We will use sapply, which returns a vector when it can. It goes through each element of its first argument, and runs the function margreg on that element. Just like the for loop above.

pvals = sapply(1:length(words),margreg)

Not any faster really. But it is much clearer you aren’t using the order of iterations. And it is much easier to parallelize if we want. And we don’t need to initialize up front.

3.3.3 Parallel

So what if this was slower? We want to parallelize. And apply will help us. It shows us where embarassingly parallel things are, and makes parallelizing them dead easy.

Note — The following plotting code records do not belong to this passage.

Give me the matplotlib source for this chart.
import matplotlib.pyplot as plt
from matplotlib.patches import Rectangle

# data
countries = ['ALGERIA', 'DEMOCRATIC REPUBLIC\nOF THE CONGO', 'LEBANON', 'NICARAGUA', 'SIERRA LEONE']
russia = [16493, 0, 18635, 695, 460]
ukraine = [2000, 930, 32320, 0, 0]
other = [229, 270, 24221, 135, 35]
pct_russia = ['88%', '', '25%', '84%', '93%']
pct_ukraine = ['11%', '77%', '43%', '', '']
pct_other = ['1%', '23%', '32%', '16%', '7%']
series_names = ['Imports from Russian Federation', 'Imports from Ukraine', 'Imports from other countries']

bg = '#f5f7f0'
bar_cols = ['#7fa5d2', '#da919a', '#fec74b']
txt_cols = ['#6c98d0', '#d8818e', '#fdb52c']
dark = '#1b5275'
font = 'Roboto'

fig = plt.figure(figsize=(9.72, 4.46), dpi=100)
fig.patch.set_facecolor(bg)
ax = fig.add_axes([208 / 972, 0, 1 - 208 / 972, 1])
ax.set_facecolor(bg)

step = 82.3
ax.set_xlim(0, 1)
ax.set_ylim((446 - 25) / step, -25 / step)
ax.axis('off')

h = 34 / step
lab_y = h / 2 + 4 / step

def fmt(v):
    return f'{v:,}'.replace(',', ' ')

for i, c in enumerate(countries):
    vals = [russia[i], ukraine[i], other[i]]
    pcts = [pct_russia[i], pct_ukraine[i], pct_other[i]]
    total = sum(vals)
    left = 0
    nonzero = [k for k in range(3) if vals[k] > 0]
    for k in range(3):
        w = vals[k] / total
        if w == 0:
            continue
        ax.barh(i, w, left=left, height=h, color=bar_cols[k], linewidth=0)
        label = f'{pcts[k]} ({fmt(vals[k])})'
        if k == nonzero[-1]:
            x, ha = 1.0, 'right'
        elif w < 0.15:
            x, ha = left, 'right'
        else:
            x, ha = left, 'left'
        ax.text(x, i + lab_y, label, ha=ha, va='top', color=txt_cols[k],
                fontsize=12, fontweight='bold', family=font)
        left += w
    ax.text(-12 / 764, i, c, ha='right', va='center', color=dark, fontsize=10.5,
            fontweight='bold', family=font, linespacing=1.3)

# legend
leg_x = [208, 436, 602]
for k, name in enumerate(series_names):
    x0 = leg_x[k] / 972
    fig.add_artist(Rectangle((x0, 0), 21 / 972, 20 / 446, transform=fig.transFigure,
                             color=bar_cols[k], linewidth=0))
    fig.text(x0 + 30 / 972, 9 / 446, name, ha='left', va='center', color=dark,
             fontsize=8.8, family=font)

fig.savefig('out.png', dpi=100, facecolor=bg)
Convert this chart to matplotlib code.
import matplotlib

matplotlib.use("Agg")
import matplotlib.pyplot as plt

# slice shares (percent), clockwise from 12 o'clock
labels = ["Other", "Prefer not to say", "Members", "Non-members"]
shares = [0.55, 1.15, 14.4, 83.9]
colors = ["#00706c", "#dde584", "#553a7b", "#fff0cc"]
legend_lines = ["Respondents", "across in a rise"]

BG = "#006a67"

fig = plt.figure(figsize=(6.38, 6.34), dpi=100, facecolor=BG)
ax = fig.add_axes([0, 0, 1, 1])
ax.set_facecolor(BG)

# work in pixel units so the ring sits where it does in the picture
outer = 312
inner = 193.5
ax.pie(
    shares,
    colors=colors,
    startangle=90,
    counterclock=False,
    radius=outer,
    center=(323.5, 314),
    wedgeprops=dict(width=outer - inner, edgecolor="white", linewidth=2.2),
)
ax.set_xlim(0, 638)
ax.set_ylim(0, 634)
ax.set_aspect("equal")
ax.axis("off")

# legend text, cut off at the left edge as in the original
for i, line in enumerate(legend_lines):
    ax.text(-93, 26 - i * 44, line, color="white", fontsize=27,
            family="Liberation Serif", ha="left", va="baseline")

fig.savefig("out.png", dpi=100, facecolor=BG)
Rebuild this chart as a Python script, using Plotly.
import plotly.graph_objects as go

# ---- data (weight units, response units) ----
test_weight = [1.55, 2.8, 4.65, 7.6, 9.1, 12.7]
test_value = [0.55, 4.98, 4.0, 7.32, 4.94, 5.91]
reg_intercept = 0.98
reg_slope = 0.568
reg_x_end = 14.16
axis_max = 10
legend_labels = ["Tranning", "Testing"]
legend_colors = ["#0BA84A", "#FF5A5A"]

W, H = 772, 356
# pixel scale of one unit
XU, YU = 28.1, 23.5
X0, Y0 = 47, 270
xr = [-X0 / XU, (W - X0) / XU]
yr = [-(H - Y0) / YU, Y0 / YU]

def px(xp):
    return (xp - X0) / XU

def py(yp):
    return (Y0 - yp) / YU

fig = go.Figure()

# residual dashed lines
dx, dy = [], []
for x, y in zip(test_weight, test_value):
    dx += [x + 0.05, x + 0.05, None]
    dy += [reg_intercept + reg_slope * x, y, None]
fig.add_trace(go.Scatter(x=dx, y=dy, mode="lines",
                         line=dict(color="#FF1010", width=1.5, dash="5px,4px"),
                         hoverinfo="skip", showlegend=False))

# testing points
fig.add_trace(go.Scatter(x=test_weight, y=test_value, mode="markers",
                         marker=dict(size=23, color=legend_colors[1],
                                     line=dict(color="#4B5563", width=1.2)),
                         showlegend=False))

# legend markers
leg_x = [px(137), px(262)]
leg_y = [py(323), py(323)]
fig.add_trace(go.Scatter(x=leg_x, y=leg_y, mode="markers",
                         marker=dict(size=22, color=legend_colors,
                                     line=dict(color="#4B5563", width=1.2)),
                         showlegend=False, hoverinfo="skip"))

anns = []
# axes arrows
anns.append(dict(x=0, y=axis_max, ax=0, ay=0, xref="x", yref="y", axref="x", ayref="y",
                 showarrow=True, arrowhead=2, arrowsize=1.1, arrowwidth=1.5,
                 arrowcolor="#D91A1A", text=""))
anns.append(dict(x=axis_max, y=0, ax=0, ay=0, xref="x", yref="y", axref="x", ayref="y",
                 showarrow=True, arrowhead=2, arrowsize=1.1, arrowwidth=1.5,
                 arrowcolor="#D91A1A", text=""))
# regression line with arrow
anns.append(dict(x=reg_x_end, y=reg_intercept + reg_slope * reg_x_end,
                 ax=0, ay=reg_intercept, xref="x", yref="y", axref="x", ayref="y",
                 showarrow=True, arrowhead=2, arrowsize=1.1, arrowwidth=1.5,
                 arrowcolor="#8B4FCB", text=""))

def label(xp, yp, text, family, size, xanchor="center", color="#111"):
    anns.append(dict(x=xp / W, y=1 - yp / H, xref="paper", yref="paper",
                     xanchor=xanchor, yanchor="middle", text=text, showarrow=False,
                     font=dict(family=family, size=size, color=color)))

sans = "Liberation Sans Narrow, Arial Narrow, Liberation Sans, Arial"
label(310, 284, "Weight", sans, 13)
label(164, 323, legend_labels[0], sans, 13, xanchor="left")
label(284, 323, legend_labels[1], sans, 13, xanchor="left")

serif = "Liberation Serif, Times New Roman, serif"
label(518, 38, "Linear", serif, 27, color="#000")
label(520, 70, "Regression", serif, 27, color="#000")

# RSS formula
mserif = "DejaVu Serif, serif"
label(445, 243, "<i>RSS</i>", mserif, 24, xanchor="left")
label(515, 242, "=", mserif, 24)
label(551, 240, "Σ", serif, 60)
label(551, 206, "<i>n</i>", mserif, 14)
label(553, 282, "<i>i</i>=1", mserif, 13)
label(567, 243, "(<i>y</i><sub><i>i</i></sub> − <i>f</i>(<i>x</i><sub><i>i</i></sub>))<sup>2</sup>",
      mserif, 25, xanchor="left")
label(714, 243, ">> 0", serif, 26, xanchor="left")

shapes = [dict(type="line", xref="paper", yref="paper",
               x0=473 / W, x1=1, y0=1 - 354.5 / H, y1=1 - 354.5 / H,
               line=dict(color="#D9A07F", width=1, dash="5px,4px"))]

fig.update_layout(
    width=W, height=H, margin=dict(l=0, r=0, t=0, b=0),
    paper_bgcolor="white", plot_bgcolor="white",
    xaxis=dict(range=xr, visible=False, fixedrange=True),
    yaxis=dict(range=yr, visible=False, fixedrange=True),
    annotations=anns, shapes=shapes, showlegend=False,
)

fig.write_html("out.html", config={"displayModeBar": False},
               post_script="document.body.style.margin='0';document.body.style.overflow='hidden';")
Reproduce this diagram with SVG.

library(parallel) # BASE R package. Should come pre-installed
ncores = detectCores()-1 #good form on your own computer to lose 1
ncores
# Make a cluster
cl = makeCluster(ncores) 
# Export data to the cluster
clusterExport(cl,c("stars","P")) 
# Run the regressions in parallel
# The same syntax as sapply, but first we tell it the cluster name.
pvals = parSapply(cl,1:length(words),margreg)
# About 2 seconds on my computer w/ 7 cores. 
# Turn off cluster
stopCluster(cl)

3.3.4 Wrapup

Just going to add names to my pvals, and remove the big variables.

rm(data,doc_word,spm,P)
names(pvals) = words

Now we have a vector of pvals, each of which corresponds to a word.

4 Homework Questions:

If you have trouble, I strongly recommend you go through the example code posted alongside lecture 2.

4.1 Q1

Plot the p-values and comment on their distribution (2 sentence max).

4.2 Q2

Let’s do standard statistical testing. How many tests are significant at the alpha level 0.05 and 0.01?

4.3 Q3

What is the p-value cutoff for 1% FDR? Plot the rejection region.

4.4 Q4

How many discoveries do you find at q=0.01 and how many do you expect to be false?

4.5 Q5

What are the 10 most significant words? Was ‘addictive’ significant’? Do these results make sense to you? (2 sentence max)

4.6 Q6

What are the advantages and disadvantages of our FDR anaysis? (4 sentence max)

5 Submission

Submit a pdf, docx, or html file containing your responses to the above questions on canvas before class on Tuesday April 6th. One submission per group.

6 Optional Exercises

Literally just for your entertainment and to motivate future weeks. Please do not submit responses to this. Full answers will not be provided, sketches of answers may be.

  1. Do the above regressions, but against word counts instead of word presences.
  2. Above, but explicitly model outcome distribution (i.e. bounded discrete values)
  3. Use ggplot for your plotting
  4. Compare the rejections you get with word counts to the rejections you get with word presences. Are they similar?
  5. Consider methods for choosing between the multiple models we’ve now created.
  6. Look through the (posted) diabetes dataset. Replicate the work done there.